Clear your name or step down, FT tells Najib

Malaysian government should forge policies of national unity, not ones that divide based on ethnicity and religion.

najib-FT
KUALA LUMPUR: “Malaysia should learn from Singapore,” the Financial Times (FT) said in an op-ed.
“It should show zero tolerance for corruption, starting with Prime Minister Najib Razak, who must clear his name or step down.” It should also manage its populace’s ethnic relations better.
Lee Kuan Yew may have cried fifty years ago at separation, yet half a century later, it is the Malaysians who are crying, FT claims.
For one, Singapore is far more prosperous economically with a per capita gross domestic product of US$56,000, compared with Malaysia’s which stands at US$11,000.
While Singaporeans may still feel something amiss in their country’s brand of “authoritarian-guided development,” FT claims that their difficulties pale in comparison with those of Malaysians who are seeing their country go through its “worst political crisis in years.”
“Malaysia has been undergoing a long-term meltdown in which the political, religious and ethnic compact that has underpinned the country since independence groans under its own rotten contradictions,” the respected economic publication adds.
While the People’s Action Party can no longer claim to be infallible, it is still widely regarded as honest and competent.
“The same cannot be said for Umno,” FT points out, with Najib embroiled in a corruption scandal linked to the debt-laden state investment fund 1Malaysia Development Berhad.
Seeming to cast doubt on Najib’s explanation that the US$680 million which he received in his personal bank accounts was a political donation, FT points to the general sense of distrust which the Malaysian public has in Umno.

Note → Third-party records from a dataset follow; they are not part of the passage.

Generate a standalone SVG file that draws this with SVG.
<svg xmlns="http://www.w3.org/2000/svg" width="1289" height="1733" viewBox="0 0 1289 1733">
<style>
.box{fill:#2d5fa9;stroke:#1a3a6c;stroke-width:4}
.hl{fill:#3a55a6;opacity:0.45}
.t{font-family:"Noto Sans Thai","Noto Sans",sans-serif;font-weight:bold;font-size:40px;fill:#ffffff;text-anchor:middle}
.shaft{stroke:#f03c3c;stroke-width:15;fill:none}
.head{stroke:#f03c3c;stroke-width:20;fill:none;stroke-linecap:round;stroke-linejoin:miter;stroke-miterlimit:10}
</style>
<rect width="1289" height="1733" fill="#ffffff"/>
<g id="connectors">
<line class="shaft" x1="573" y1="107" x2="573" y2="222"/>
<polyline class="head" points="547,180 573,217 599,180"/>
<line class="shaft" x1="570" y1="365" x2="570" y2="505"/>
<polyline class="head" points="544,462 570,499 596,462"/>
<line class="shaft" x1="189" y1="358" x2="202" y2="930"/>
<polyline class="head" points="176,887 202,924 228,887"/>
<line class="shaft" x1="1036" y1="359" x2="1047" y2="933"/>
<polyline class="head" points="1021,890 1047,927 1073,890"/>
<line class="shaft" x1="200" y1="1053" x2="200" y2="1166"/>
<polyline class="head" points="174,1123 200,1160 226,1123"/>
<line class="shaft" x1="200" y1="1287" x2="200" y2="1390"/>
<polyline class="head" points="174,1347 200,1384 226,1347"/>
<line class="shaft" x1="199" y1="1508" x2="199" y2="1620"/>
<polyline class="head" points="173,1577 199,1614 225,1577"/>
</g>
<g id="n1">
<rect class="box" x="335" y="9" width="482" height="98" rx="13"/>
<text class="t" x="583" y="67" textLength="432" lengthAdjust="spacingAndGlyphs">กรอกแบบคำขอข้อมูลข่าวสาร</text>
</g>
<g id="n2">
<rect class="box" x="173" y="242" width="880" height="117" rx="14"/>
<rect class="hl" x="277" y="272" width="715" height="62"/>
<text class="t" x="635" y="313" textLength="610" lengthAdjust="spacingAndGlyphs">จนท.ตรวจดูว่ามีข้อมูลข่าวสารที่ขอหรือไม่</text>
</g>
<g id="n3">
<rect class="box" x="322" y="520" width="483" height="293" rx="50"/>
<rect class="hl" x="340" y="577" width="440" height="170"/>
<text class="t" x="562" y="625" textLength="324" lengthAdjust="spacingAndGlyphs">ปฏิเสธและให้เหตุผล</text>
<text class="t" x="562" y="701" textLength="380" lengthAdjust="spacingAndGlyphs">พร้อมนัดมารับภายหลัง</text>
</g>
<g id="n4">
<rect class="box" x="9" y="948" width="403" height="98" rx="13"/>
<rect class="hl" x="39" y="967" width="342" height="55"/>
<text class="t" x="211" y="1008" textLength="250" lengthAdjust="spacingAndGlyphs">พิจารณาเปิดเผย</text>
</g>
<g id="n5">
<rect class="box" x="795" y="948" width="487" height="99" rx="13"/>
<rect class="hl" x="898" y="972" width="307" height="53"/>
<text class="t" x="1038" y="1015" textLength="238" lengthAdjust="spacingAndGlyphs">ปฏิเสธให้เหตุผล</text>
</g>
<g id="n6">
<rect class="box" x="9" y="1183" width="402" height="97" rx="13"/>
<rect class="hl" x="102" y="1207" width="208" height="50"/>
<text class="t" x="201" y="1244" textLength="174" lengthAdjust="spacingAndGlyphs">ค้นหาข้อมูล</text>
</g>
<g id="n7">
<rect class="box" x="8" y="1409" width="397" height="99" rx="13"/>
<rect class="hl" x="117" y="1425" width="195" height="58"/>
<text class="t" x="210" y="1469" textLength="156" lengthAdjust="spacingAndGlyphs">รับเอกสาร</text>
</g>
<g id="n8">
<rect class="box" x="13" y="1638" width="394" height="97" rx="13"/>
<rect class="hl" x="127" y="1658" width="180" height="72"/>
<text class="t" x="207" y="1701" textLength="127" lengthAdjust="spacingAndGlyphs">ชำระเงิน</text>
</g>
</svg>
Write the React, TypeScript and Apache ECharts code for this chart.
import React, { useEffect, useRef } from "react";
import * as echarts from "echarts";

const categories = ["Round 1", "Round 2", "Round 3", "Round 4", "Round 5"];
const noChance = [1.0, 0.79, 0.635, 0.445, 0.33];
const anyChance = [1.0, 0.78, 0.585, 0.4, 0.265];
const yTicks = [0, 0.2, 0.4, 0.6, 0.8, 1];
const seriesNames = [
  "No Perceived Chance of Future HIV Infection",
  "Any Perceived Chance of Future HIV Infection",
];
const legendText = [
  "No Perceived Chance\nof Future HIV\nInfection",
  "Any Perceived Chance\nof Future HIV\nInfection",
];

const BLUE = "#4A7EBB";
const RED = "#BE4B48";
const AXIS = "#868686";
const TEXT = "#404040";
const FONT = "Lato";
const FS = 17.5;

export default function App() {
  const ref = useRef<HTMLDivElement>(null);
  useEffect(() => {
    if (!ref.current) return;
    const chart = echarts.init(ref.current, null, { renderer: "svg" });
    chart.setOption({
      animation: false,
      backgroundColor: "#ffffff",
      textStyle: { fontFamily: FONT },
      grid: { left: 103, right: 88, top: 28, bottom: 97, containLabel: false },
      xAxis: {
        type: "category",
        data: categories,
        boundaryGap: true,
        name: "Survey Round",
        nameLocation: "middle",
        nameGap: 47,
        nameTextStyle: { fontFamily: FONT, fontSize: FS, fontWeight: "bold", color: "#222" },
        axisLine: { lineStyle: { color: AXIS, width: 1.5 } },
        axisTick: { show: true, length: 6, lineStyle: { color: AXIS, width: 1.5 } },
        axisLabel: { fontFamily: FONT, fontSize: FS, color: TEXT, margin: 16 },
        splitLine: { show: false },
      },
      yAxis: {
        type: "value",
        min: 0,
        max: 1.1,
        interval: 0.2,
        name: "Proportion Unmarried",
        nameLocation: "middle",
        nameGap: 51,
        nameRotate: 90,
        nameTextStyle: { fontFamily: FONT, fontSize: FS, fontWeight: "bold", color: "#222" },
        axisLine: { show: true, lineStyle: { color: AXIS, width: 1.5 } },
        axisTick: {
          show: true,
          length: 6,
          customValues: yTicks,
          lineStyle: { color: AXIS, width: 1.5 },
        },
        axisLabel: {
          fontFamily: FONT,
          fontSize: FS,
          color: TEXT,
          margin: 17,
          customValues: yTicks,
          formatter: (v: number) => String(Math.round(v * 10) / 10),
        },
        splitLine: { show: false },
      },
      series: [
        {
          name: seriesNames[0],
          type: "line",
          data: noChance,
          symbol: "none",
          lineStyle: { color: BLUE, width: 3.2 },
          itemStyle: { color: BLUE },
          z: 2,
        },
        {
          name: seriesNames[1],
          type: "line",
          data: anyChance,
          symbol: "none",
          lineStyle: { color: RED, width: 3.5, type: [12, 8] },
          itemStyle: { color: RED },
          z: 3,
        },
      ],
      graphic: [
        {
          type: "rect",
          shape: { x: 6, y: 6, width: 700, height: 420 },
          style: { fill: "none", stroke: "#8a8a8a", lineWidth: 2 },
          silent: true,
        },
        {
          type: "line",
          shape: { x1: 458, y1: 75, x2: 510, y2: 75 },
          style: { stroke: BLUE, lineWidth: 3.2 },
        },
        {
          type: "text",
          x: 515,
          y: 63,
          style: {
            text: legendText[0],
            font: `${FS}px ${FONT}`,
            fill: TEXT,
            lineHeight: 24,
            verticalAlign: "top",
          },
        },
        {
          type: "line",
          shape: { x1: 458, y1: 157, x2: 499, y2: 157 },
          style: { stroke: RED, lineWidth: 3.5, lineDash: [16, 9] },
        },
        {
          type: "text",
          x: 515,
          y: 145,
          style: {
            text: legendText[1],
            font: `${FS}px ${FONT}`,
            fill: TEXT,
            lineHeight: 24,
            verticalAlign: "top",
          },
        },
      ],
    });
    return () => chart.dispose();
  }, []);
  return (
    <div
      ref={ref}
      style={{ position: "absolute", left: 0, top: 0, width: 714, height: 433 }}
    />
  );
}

“[B]oth countries have potentially combustible ethnic mixes,” it notes, but “Singapore has done better at forging a sense of fairness and national unity, through language, meritocracy and incorruptibility.”
Malaysia’s “positive discrimination, has by contrast created a crony capitalist state,” it claims.
Apart from eradicating widespread corruption, the Malaysian government must strive to forge policies of national unity, not ones of the division based on religion and ethnicity.
“Malaysia must stop the rot, or slip disastrously backwards,” FT warns.